Dave White is a retired air traffic controller in Whitehorse who was working on 9/11. ‘For us, it was a little bit of disbelief,’ he says of reports of a hijacked Korean airliner heading for the Yukon capital. (Vincent Bonnay/Radio-Canada)

White says that when the jetliner was getting closer to landing at the Whitehorse airport, the RCMP took command of the situation, blocking off the highway and the airport.

“We had snipers on the airport and on the air terminal building. I remember a sniper being on the control tower roof as well.”

Then the jet landed without incident.

“It comes down to you plan for the worst and hope for the best,” White said. “And hope that there was no [Canadian] military intervention, because had that intervention occurred, the consequences would have been instantaneous and catastrophic.”

‘We had snipers on the airport and on the air terminal building,’ retired air traffic controller White recalls. ‘I remember a sniper being on the control tower roof as well.’ (Mike Thomas/Yukon News)
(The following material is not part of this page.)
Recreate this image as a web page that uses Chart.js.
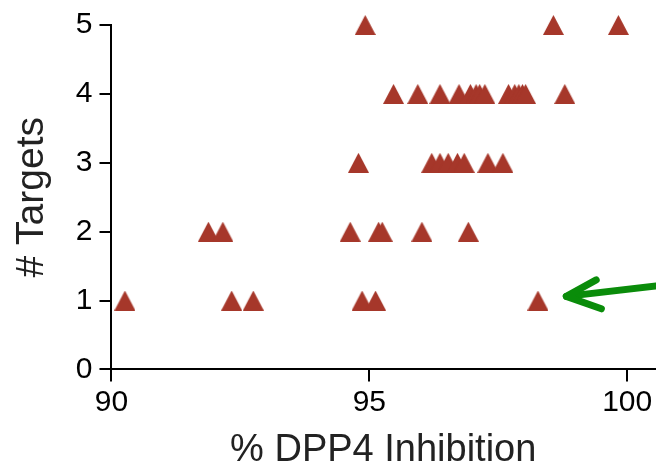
<!DOCTYPE html>
<html>
<head>
<meta charset="utf-8">
<script src="https://cdn.jsdelivr.net/npm/chart.js@4.4.1/dist/chart.umd.min.js"></script>
<style>
  html, body { margin: 0; padding: 0; background: #fff; overflow: hidden; }
  canvas { display: block; }
</style>
</head>
<body>
<canvas id="chart" width="660" height="473"></canvas>
<script>
// Valeurs (une ligne par nombre de cibles)
const inhibition5 = [94.92, 98.57, 99.83];
const inhibition4 = [95.47, 95.94, 96.37, 96.74, 96.96, 97.07, 97.14, 97.24,
                     97.70, 97.82, 97.90, 97.97, 98.03, 98.79];
const inhibition3 = [94.79, 96.21, 96.37, 96.53, 96.71, 96.84, 97.30, 97.59];
const inhibition2 = [91.88, 92.16, 94.63, 95.18, 95.25, 96.02, 96.92];
const inhibition1 = [90.26, 92.33, 92.75, 94.86, 95.12, 98.27];

const xTicks = [90, 95, 100];
const yTicks = [0, 1, 2, 3, 4, 5];

// Fleche verte (coordonnees en unites des axes)
const arrowShaft = [[98.82, 1.06], [101.0, 1.25]];
const arrowHead = [[99.40, 1.30], [98.82, 1.06], [99.50, 0.88]];

const markerColor = '#a6372a';
const fontFamily = "'Liberation Sans', Arial, Helvetica, sans-serif";

// Triangle marker
function makeTriangle() {
    const c = document.createElement('canvas');
    c.width = 21;
    c.height = 20;
    const g = c.getContext('2d');
    g.fillStyle = markerColor;
    g.beginPath();
    g.moveTo(0, 20);
    g.lineTo(10.5, 0);
    g.lineTo(21, 20);
    g.closePath();
    g.fill();
    return c;
}
const triangle = makeTriangle();

const points = [];
[[1, inhibition1], [2, inhibition2], [3, inhibition3], [4, inhibition4], [5, inhibition5]]
    .forEach(([n, arr]) => arr.forEach(v => points.push({ x: v, y: n })));

const arrowPlugin = {
    id: 'arrow',
    afterDraw(chart) {
        const { ctx, scales: { x, y } } = chart;
        const px = p => [x.getPixelForValue(p[0]), y.getPixelForValue(p[1])];
        ctx.save();
        ctx.strokeStyle = '#0a8c0a';
        ctx.lineWidth = 7;
        ctx.lineCap = 'round';
        ctx.lineJoin = 'round';
        ctx.beginPath();
        let a = px(arrowShaft[0]), b = px(arrowShaft[1]);
        ctx.moveTo(a[0], a[1]);
        ctx.lineTo(b[0], b[1]);
        ctx.stroke();
        ctx.beginPath();
        arrowHead.forEach((p, i) => {
            const q = px(p);
            if (i === 0) ctx.moveTo(q[0], q[1]); else ctx.lineTo(q[0], q[1]);
        });
        ctx.stroke();
        ctx.restore();
    }
};

new Chart(document.getElementById('chart'), {
    type: 'scatter',
    data: {
        datasets: [{
            data: points,
            pointStyle: triangle,
            clip: false
        }]
    },
    options: {
        responsive: false,
        animation: false,
        devicePixelRatio: 1,
        layout: { padding: { top: 15, right: 0, left: 9, bottom: 0 } },
        plugins: {
            legend: { display: false },
            tooltip: { enabled: false }
        },
        scales: {
            x: {
                type: 'linear',
                min: 90,
                max: 100.54,
                afterBuildTicks: axis => { axis.ticks = xTicks.map(v => ({ value: v })); },
                border: { display: true, color: '#000', width: 2 },
                grid: { drawOnChartArea: false, drawTicks: true, tickLength: 12, color: '#000', lineWidth: 2 },
                ticks: { color: '#000', font: { family: fontFamily, size: 30 }, padding: 3, maxRotation: 0 },
                title: {
                    display: true,
                    text: '% DPP4 Inhibition',
                    color: '#222',
                    font: { family: fontFamily, size: 38 },
                    padding: { top: 4, bottom: 0 }
                }
            },
            y: {
                type: 'linear',
                min: 0,
                max: 5,
                afterBuildTicks: axis => { axis.ticks = yTicks.map(v => ({ value: v })); },
                border: { display: true, color: '#000', width: 2 },
                grid: { drawOnChartArea: false, drawTicks: true, tickLength: 12, color: '#000', lineWidth: 2 },
                ticks: { color: '#000', font: { family: fontFamily, size: 30 }, padding: 7 },
                title: {
                    display: true,
                    text: '# Targets',
                    color: '#222',
                    font: { family: fontFamily, size: 39 },
                    padding: { top: 0, bottom: 13 }
                }
            }
        }
    },
    plugins: [arrowPlugin]
});
</script>
</body>
</html>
It was later learned that the hijacked plane was a false alarm. It’s not clear why the initial text from the pilot was sent.

The pilot left the plane and raised his hands as he walked on the tarmac. Passengers were taken through customs and brought to cadet camps in buses until the Korean flight was cleared.

The days that followed left many wondering what happened.

Whitehorse officials said it was difficult to prepare for because it was an extraordinary situation. Emergency plans, including evacuation orders at schools, have since been improved.

The pilot left the plane and walked on the tarmac with his hands raised. (Mike Thomas/Yukon News)

Max Fraser says he’s still asking 20 years later just why the hijack signal was activated.

“I think as northerners, as Canadians living in a supposedly free and democratic society, we have the right to know,” he said. “And there should be a full and complete explanation of all the events that took place and rattled our communities so fundamentally 20 years ago.”

Korean Air has denied Fraser’s interview requests for his documentary.

‘It was a moment in time when we kind of lost our innocence,’ White says of the events in Whitehorse on Sept. 11, 2001. (Vincent Bonnay/Radio-Canada)

He says his film is missing an important piece: the pilot’s story.

Fraser wants him to come back — this time to share what was going through his mind that day, when fighter jets had Korean Air Flight 085 in their sights, ready to shoot it down in Whitehorse and forever changing people who were there that day.

For Dave White, it was a sort of awakening: If an event like this happened in Whitehorse, it could happen anywhere, he says.

“It was a moment in time when we kind of lost our innocence or we became less naive of what happens in the greater picture in the world. And that we can be affected by almost any action anywhere.”